The time until the inevitable twinge in my buttock starts is contracting, ten kilometres out from the end and I’m in pain. Gary the third (the newest recruit on the ever-multiplying surf-ski relay team) is still a straight ahead of us, but we make a brief stop. Paddles balanced precariously on a log, we don’t so much climb out of the boat as take a running pit-stop for me to stretch. Then it’s all-out sprint for the finish, our paddles revving into overdrive as we push for the line. Not to gain time, just to prove that we can. Prove that with day four over we’re still strong.
Charlie of day five, the half-marathon start, is one of my favourite Murray checkpoints. Round a sweeping corner, the red bank is steep and magnificent. It is hot (how could such a place not be), and we can’t wait to get on the water. We all while away the hour to our start swimming and cheering through the full-distance boats as they clear their final checkpoint. Team Huff ‘n’ Puff have re-names their craft The Flying Purple People Eaters and are clearly intent on at least sticking with us to the line. I’m not sure whether that is what’s making Sophie jittery; I can feel the slightest of tense wobbles as we line up for the start.
The final gun goes and we’re off, forming a tight pack with Kieran, Johno and the Purple People Eaters.
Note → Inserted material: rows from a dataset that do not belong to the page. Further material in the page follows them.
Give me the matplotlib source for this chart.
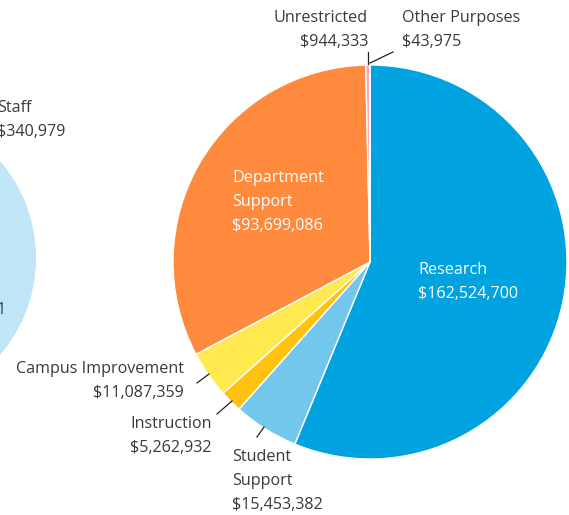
import matplotlib.pyplot as plt
from matplotlib.patches import Wedge

plt.rcParams['font.family'] = ['Open Sans', 'DejaVu Sans']

# Restricted gifts by purpose (clockwise from the top)
categories = ["Research", "Student\nSupport", "Instruction", "Campus Improvement",
              "Department\nSupport", "Unrestricted", "Other Purposes"]
amounts = [162524700, 15453382, 5262932, 11087359, 93699086, 944333, 43975]
colors = ["#00a3e0", "#73c7ec", "#ffc20e", "#ffe94f", "#ff8a3d", "#f5a3c8", "#f0e0ea"]

# neighbouring chart, only the edge of it shows
left_label = "Staff\n$340,979"
left_tail = "1"

W, H = 569, 515
CX, CY, R = 370, H - 262, 197
TEXT = "#3a3a3a"

fig = plt.figure(figsize=(W / 100, H / 100), dpi=100)
ax = fig.add_axes([0, 0, 1, 1])

# partial pie at the left edge
ax.add_patch(Wedge((-113, H - 258), 149, 0, 360, facecolor="#bfe5f6", edgecolor="none"))

wedges, _ = ax.pie(amounts, colors=colors, startangle=90, counterclock=False,
                   center=(CX, CY), radius=R,
                   wedgeprops=dict(edgecolor="white", linewidth=1.0))

ax.set_xlim(0, W)
ax.set_ylim(0, H)
ax.set_aspect("equal")
ax.axis("off")


def lbl(i):
    return f"{categories[i]}\n${amounts[i]:,}"


fs = 11.6
ls = 1.65
# labels inside the big slices
ax.text(418, H - 282, lbl(0), color="white", fontsize=fs, ha="left", va="center", linespacing=ls)
ax.text(232, H - 202, lbl(4), color="white", fontsize=fs, ha="left", va="center", linespacing=ls)

# outside labels with leader lines
ax.text(368, H - 30, lbl(5), color=TEXT, fontsize=fs, ha="right", va="center", linespacing=ls,
        multialignment="right")
ax.plot([368, 368], [H - 52, H - 64], color="#222222", lw=0.9)
ax.text(402, H - 30, lbl(6), color=TEXT, fontsize=fs, ha="left", va="center", linespacing=ls)
ax.plot([370, 393], [H - 63, H - 52], color="#222222", lw=0.9)

ax.text(184, H - 381, lbl(3), color=TEXT, fontsize=fs, ha="right", va="center", linespacing=ls,
        multialignment="right")
ax.plot([197, 209], [H - 383, H - 374], color="#222222", lw=0.9)

ax.text(212, H - 436, lbl(2), color=TEXT, fontsize=fs, ha="right", va="center", linespacing=ls,
        multialignment="right")
ax.plot([217, 232], [H - 414, H - 401], color="#222222", lw=0.9)

ax.text(232, H - 481, lbl(1), color=TEXT, fontsize=fs, ha="left", va="center", linespacing=ls)
ax.plot([257, 264], [H - 437, H - 427], color="#222222", lw=0.9)

# text belonging to the neighbouring chart
ax.text(-3, H - 120, left_label, color=TEXT, fontsize=fs, ha="left", va="center", linespacing=ls)
ax.text(6, H - 310, left_tail, color=TEXT, fontsize=fs, ha="right", va="center")

fig.savefig("out.png", dpi=100)
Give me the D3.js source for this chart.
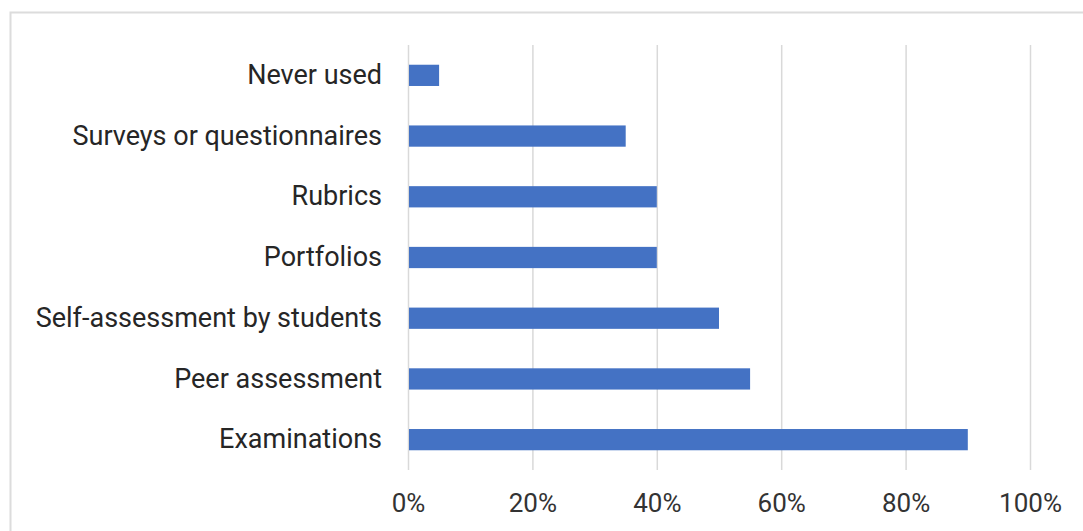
<!DOCTYPE html>
<html>
<head>
<meta charset="utf-8">
<script src="https://cdn.jsdelivr.net/npm/d3@7"></script>
<style>
  html, body { margin: 0; padding: 0; background: #fff; }
  svg { display: block; }
</style>
</head>
<body>
<svg id="chart" width="1083" height="531"></svg>
<script>
// Assessment methods and share of respondents using each (fraction of 1)
const categories = [
  "Never used",
  "Surveys or questionnaires",
  "Rubrics",
  "Portfolios",
  "Self-assessment by students",
  "Peer assessment",
  "Examinations"
];
const shares = [0.05, 0.35, 0.40, 0.40, 0.50, 0.55, 0.90];
const tickValues = [0, 0.2, 0.4, 0.6, 0.8, 1.0];

const svg = d3.select("#chart");
const plot = { left: 408, right: 1030, top: 45, bottom: 470 };

// Outer chart frame
svg.append("rect")
  .attr("x", 10.5).attr("y", 12.5)
  .attr("width", 1100).attr("height", 600)
  .attr("fill", "#fff")
  .attr("stroke", "#dcdcdc")
  .attr("stroke-width", 2);

const x = d3.scaleLinear().domain([0, 1]).range([plot.left, plot.right]);
const y = d3.scaleBand().domain(categories)
  .range([plot.top, plot.bottom])
  .paddingInner(0.65).paddingOuter(0.325);

// Vertical gridlines
svg.append("g")
  .selectAll("line")
  .data(tickValues)
  .join("line")
  .attr("x1", d => x(d) + 0.5).attr("x2", d => x(d) + 0.5)
  .attr("y1", plot.top).attr("y2", plot.bottom)
  .attr("stroke", "#d9d9d9")
  .attr("stroke-width", 1.5);

// Bars
svg.append("g")
  .selectAll("rect")
  .data(categories)
  .join("rect")
  .attr("x", x(0) + 1)
  .attr("y", d => y(d))
  .attr("width", (d, i) => x(shares[i]) - x(0) - 1)
  .attr("height", y.bandwidth())
  .attr("fill", "#4472c4");

// Category axis
const yAxis = svg.append("g")
  .attr("transform", `translate(${plot.left - 26},0)`)
  .call(d3.axisLeft(y).tickSize(0).tickPadding(0));
yAxis.select(".domain").remove();
yAxis.selectAll("text")
  .attr("font-family", "Roboto, sans-serif")
  .attr("font-size", 27)
  .attr("fill", "#262626");

// Value axis
const xAxis = svg.append("g")
  .attr("transform", `translate(0,${plot.bottom})`)
  .call(d3.axisBottom(x).tickValues(tickValues).tickFormat(d3.format(".0%")).tickSize(0).tickPadding(24));
xAxis.select(".domain").remove();
xAxis.selectAll("text")
  .attr("font-family", "Roboto, sans-serif")
  .attr("font-size", 26)
  .attr("fill", "#333");
</script>
</body>
</html>
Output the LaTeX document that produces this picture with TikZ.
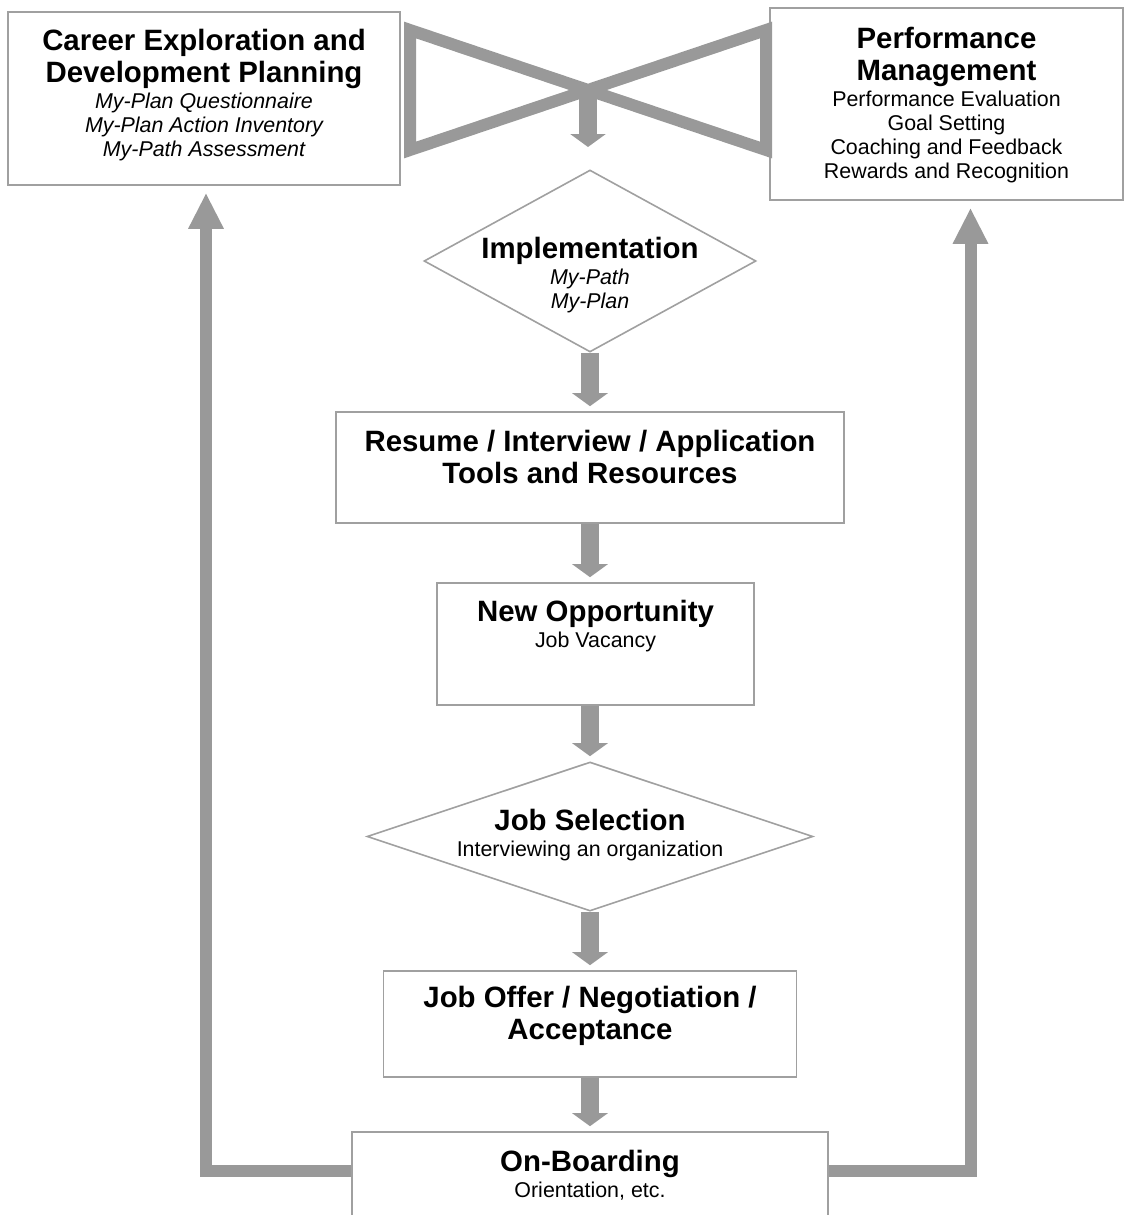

We all keep pace, sharing the wash around a bit. Nobody will try to break before the final sprint. Round the bends we fly, egged on by the newly enthusiastic current. In some places, trees fall away completely. The harsh brown scrub beyond is dusty and unforgiving in the heat.
Five kilometres out from the finish, campers have erected a flimsy sign on the bank: “Welcome to Swan Hill, Murray paddlers!” They wave to us and cheer, shouting that we’ve almost made it. At only 20 kms, what should be a normal marathon distance feels like a leisurely paddle.
The end of the marathon comes quickly, no long straight to the final finish. One moment we’re at 19 kms on the GPS, musing over just how accurate the official leg distances are, the next we spot a familiar island. The sprint starts, Kieran and Johno streak out in front. The bank is colour and noise as we ask just that little more of our flying arms. A horn sounds, we’ve crossed the line and all of a sudden it’s over. We have won the half-marathon handicap, but more importantly we have risen to the challenge. Team Johnson, of the outrageous purple leggings, became part of something bigger, of a whole team of paddlers who threw themselves into the Murray’s grip. We clamber out of the boat, grins all round. Mum and Dad are waiting with glasses of champagne.
I glance back up the river as more paddlers make their triumphant way down the final straight. My return to the Murray has been five years coming, and this week has confirmed what I already suspected. This river, this race is under my skin, in my blood. It is an itch to which I will constantly return; the fiercest and greatest of challenges. It’s not a question of whether we will return and do the full 404kms one day, only when.